Lembrando: um contrato muito longo e detalhado pode ser inimigo na aquisição de clientes. Existe maneira de simplificar? Converse com seu contador e… simplifique!

8.Normas/morais de “comunidade”

O item 8 envolve branding, ou seja, a construção da sua marca.

Caso se crie um senso de “comunidade” em sua plataforma, as pessoas podem pensar 2x antes de realizar um by-pass.

Fotos do time, relatos de funcionários, uma conta atualizada no Instagram que mostre o dia a dia, e tantos outros pontos podem reforçar isso. Afinal, esquecendo um pouco B2B e B2C, nossas empresas têm que ser H2H, ou seja, Human-to-Human.

Airbnb, sempre o Airbnb! Você sabia que existe uma “comunidade global de anfitriões” no site?

9.Mecanismo para reportar o by-pass

Existe uma maneira visível para as pessoas reportarem outras tentado aplicar o by-pass no seu Markeplace?

Dar a impressão de -possivelmente- interromper a transação entre buyer e seller em questão pode funcionar muito bem. Como diria Foucault, “Vigiar e punir!”.

10.Bloqueio/retorno justificado via plataforma

Se, visivelmente, sua plataforma Marketplace permite que você tenha pistas, indícios ou certezas de que um by-pass pode estar sendo aplicado, o bloqueio do usuário em questão pode auxiliar. (seja ele humano ou automático, via algoritimos).
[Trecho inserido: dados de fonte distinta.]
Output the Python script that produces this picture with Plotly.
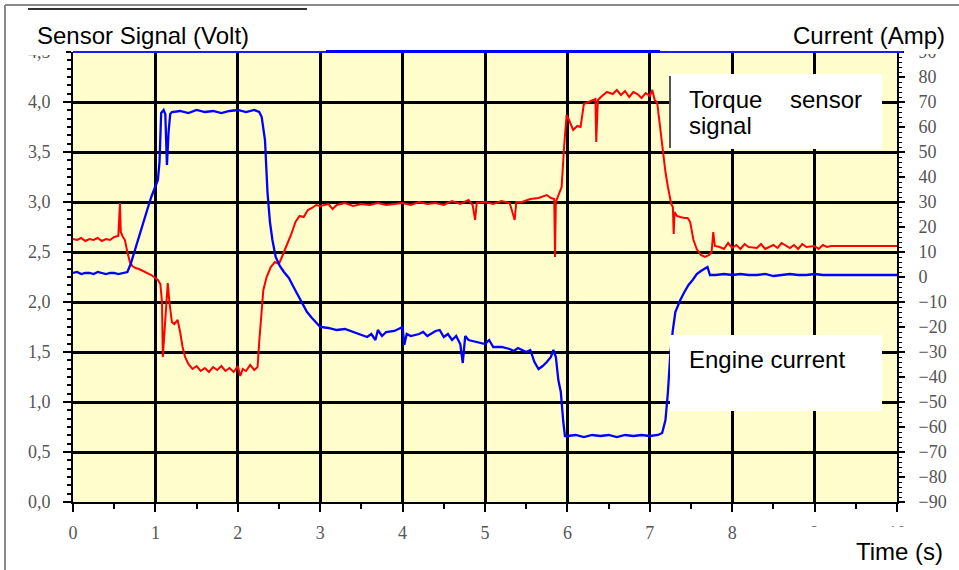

Porém, com uma possibilidade de retorno justificada, para que se possa acompanhar de perto.

Exemplo fictício: um usuário entra em contato com um cozinheiro no MeuBistrô, mas logo “desiste” da transação via plataforma, e isso se dá 3x.

Como parece um caso suspeito, a plataforma só permite que o candidato seja desbloqueado caso justifique o que aconteceu (via email, telefone, landing page…), permitindo algum tipo de trato com relação a uma futura contratação de cozinheiro.

Este exemplo, especificamente, depende bastante da qualidade do trackeamento das informações dos “bastidores” do Marketplace em questão. Ou seja, depende da viabilidade do time de produto.

Conclusão

Gostaria eu de ser mais específico e trazer um guia: “Soluções para todos os problemas e gargalos em Marketplace”, mas não.

Por se tratar de algo um pouco mais complexo, grandes são as variáveis do negócio, e mais desafiador é o dia a dia para quem respira esse modelo de negócio.

Mas quero saber: quais foram as ações que você já tomou para evitar as “passadas de perna”?

Por uma internet livre de Zé Cariocas, e fidedigna a recompensar o bom trabalho feito por plataformas de Marketplace, sigamos aprendendo e melhorando sempre!